Your goal: Write out, word for word, the first line of the data below and every line after it through the one containing "(rrr) at (197.5,723)".

Extracted data:
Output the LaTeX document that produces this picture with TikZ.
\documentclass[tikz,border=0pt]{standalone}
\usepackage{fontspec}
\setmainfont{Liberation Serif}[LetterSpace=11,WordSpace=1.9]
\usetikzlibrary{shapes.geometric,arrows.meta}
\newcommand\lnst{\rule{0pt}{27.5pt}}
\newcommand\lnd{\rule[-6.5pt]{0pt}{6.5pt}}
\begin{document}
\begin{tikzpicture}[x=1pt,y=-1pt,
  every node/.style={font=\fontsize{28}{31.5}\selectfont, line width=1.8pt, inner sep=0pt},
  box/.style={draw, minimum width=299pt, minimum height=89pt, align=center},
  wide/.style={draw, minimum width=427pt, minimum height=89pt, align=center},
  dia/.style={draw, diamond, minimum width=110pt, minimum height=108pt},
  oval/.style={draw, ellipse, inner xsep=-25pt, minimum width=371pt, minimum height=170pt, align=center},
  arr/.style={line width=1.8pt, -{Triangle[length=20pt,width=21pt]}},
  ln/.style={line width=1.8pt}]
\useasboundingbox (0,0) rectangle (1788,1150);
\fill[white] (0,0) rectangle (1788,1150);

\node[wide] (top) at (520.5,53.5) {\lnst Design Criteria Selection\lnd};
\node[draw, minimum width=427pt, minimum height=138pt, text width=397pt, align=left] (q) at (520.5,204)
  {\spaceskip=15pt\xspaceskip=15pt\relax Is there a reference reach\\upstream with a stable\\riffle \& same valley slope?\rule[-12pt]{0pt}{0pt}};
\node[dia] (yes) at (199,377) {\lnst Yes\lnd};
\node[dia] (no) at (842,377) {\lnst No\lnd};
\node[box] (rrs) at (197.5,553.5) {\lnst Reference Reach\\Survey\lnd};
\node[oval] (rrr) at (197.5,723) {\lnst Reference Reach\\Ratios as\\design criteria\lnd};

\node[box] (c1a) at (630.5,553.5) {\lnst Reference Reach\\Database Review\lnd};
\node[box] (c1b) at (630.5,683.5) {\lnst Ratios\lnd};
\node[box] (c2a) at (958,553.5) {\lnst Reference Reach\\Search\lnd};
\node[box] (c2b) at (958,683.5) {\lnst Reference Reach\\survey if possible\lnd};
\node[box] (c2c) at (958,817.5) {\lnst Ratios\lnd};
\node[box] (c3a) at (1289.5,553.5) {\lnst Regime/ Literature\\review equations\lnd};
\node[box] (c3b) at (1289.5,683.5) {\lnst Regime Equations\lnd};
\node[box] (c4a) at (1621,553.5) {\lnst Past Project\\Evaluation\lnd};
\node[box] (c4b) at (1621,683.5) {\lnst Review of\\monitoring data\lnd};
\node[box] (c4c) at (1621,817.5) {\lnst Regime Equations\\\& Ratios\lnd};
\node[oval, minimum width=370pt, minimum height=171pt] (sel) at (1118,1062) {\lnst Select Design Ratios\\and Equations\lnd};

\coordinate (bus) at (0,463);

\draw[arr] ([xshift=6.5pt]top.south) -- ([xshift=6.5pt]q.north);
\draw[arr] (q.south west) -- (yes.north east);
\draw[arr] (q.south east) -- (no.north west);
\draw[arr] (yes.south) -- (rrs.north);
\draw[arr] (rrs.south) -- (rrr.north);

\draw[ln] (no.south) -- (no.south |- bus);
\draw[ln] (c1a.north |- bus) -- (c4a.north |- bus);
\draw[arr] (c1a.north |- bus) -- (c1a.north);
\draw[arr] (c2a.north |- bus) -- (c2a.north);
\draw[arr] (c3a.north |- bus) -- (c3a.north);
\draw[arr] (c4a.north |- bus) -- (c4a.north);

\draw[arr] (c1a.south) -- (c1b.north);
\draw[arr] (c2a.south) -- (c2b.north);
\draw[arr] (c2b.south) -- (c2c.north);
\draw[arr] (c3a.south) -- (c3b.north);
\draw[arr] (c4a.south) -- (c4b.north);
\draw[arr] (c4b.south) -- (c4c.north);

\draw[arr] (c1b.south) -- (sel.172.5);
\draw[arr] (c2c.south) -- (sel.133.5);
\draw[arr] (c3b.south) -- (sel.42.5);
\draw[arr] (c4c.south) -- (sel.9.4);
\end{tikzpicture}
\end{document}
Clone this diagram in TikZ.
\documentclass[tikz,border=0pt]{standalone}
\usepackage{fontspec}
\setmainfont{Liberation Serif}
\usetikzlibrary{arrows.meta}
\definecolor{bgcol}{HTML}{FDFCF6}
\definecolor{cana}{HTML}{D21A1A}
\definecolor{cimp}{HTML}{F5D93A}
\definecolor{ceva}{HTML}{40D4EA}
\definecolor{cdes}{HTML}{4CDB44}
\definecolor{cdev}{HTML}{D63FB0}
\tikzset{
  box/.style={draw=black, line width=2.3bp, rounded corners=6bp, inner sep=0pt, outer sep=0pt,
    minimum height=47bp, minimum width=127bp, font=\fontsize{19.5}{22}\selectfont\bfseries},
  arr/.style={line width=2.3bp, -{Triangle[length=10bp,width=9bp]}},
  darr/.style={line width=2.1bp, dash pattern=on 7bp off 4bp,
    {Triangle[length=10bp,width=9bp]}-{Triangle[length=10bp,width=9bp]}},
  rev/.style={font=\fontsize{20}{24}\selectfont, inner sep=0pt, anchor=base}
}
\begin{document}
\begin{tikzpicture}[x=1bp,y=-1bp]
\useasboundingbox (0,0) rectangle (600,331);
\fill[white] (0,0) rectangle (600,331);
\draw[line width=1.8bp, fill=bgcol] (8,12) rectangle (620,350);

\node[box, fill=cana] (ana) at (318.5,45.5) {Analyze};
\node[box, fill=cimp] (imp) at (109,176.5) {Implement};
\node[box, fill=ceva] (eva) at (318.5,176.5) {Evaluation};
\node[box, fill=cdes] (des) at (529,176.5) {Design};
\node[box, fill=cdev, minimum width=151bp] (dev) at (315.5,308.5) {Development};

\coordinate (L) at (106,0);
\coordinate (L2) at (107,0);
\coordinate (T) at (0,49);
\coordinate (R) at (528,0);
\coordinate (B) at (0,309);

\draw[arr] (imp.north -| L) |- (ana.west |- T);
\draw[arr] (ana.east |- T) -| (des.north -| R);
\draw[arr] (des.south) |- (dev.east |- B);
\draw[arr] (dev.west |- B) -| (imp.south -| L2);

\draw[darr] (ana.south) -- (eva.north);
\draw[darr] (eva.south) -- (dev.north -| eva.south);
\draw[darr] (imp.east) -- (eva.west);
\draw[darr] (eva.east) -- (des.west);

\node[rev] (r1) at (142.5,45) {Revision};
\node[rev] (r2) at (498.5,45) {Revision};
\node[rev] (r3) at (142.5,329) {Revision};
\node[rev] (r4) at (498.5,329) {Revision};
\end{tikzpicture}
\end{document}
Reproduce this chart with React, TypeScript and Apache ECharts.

Answer to the problem:
Output the LaTeX document that produces this picture with TikZ.
\documentclass[tikz,border=0pt]{standalone}
\usepackage{fontspec}
\setmainfont{Liberation Serif}[LetterSpace=11,WordSpace=1.9]
\usetikzlibrary{shapes.geometric,arrows.meta}
\newcommand\lnst{\rule{0pt}{27.5pt}}
\newcommand\lnd{\rule[-6.5pt]{0pt}{6.5pt}}
\begin{document}
\begin{tikzpicture}[x=1pt,y=-1pt,
  every node/.style={font=\fontsize{28}{31.5}\selectfont, line width=1.8pt, inner sep=0pt},
  box/.style={draw, minimum width=299pt, minimum height=89pt, align=center},
  wide/.style={draw, minimum width=427pt, minimum height=89pt, align=center},
  dia/.style={draw, diamond, minimum width=110pt, minimum height=108pt},
  oval/.style={draw, ellipse, inner xsep=-25pt, minimum width=371pt, minimum height=170pt, align=center},
  arr/.style={line width=1.8pt, -{Triangle[length=20pt,width=21pt]}},
  ln/.style={line width=1.8pt}]
\useasboundingbox (0,0) rectangle (1788,1150);
\fill[white] (0,0) rectangle (1788,1150);

\node[wide] (top) at (520.5,53.5) {\lnst Design Criteria Selection\lnd};
\node[draw, minimum width=427pt, minimum height=138pt, text width=397pt, align=left] (q) at (520.5,204)
  {\spaceskip=15pt\xspaceskip=15pt\relax Is there a reference reach\\upstream with a stable\\riffle \& same valley slope?\rule[-12pt]{0pt}{0pt}};
\node[dia] (yes) at (199,377) {\lnst Yes\lnd};
\node[dia] (no) at (842,377) {\lnst No\lnd};
\node[box] (rrs) at (197.5,553.5) {\lnst Reference Reach\\Survey\lnd};
\node[oval] (rrr) at (197.5,723) {\lnst Reference Reach\\Ratios as\\design criteria\lnd};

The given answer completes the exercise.